Query Plan Optimization: Sub-Plan Deduplication

Marcel Weisgut
Hyrise
Published in
7 min readAug 14, 2019

In the previous blog posts, we introduced the Hyrise master’s project of the summer semester 2019 and gave an overview of the TPC-DS benchmark. Since the beginning of the project, the number of TPC-DS queries that Hyrise supports was increased and we got insights about the execution times of 32 queries. In this blog post, we present how deduplication of query sub-plans increased the performance by a factor 5. For this, we first show the benchmark results of Hyrise compared with those of DuckDB, then we take a look at the three queries for which Hyrise took the longest execution time, and finally present how query plan optimization, especially query sub-plan deduplication, increased the performance.

Benchmark Comparison: Hyrise vs. DuckDB

To identify querying scenarios in which Hyrise performs poorly, we need measurements of concrete execution times. Additionally, in order to better evaluate these results, a comparison of Hyrise’s execution times with these of other databases would give further insights. The more reference values we have the better we can evaluate individual query execution times.

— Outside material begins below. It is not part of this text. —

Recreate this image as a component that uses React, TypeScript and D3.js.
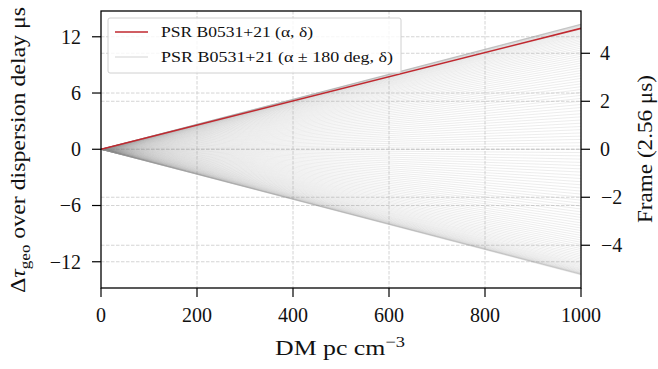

We only take DuckDB’s TPC-DS benchmark results as a reference value into account. „DuckDB is an embedded database designed to execute analytical SQL queries fast while embedded in another process“ [1]. It is mostly implemented in C++ and DuckDB’s contributors set up continuous benchmarking, which allows us to get up-to-date query execution measurements and the physical query plan for each executed query. This transparency is a good prerequisite for being able to compare measurements.

Figure 1 depicts the TPC-DS execution times for the queries that are currently supported by Hyrise. Additionally, Figure 1 also shows the corresponding execution times of DuckDB.

Specifications of the machine on which the benchmarks were executed:
4x Intel(R) Xeon(R) CPU E7-8870 2.40GHz; 10 cores per CPU (2 hardware threads); 1.5 TB main memory; 32 KB L1, 256 KB L2-cache per core, 30 MB LLC.

Figure 1: TPC-DS benchmark result comparison between Hyrise and DuckDB; scale factor 1, single-threaded

Figure 1 shows that the majority of queries can be executed faster with DuckDB. Hyrise’s execution times for the queries 31, 35 and 93 are particularly conspicuous. Whereas the majority of queries can be executed in less than two seconds, mostly even in less than one second, these three queries go far beyond the two-second mark. We focus on these three queries as they seem to offer the highest potential for performance optimizations.

Two General Optimization Approaches

In general, there are two approaches to optimize the performance of query execution. On the one hand, one can improve the current runtime system. This can be achieved, for example, by optimizing physical operators, by using parallelization, by data partitioning, data placement and pruning or data compression techniques, etc. On the other hand, query execution times can be reduced by improving the query optimizer, which transforms the initial query plan into the best available sequence of operations on the actual data [2]. This logical component has a crucial influence on performance. As mentioned by Thomas Neumann [3], the effort for improving the optimizer usually pays off and the impact is often much larger than the impact of the runtime system. Therefore, let’s try to optimize the query plan for query 31.

A Closer Look at Query 31

Before we dive deep into the query plan, let’s state out the query in natural language:

List counties where the percentage growth in web sales is consistently higher compared to the percentage growth in store sales in the first three consecutive quarters for a given year.

The SQL query for this can be found here.

Figure 2: Simplified Logical Query Plan for TPC-DS Query 31

Figure 2 depicts the simplified logical query plan of query 31 generated by Hyrise. A logical query plan (LQP) in general is a directed acyclic graph whose nodes loosely resemble the operations of the relational algebra [4]. Based on the LQP, a physical query plan (PQP) is created that determines which actual physical operators are executed in which particular order. Therefore, the previous artifact — the logical query plan — should be highly optimized.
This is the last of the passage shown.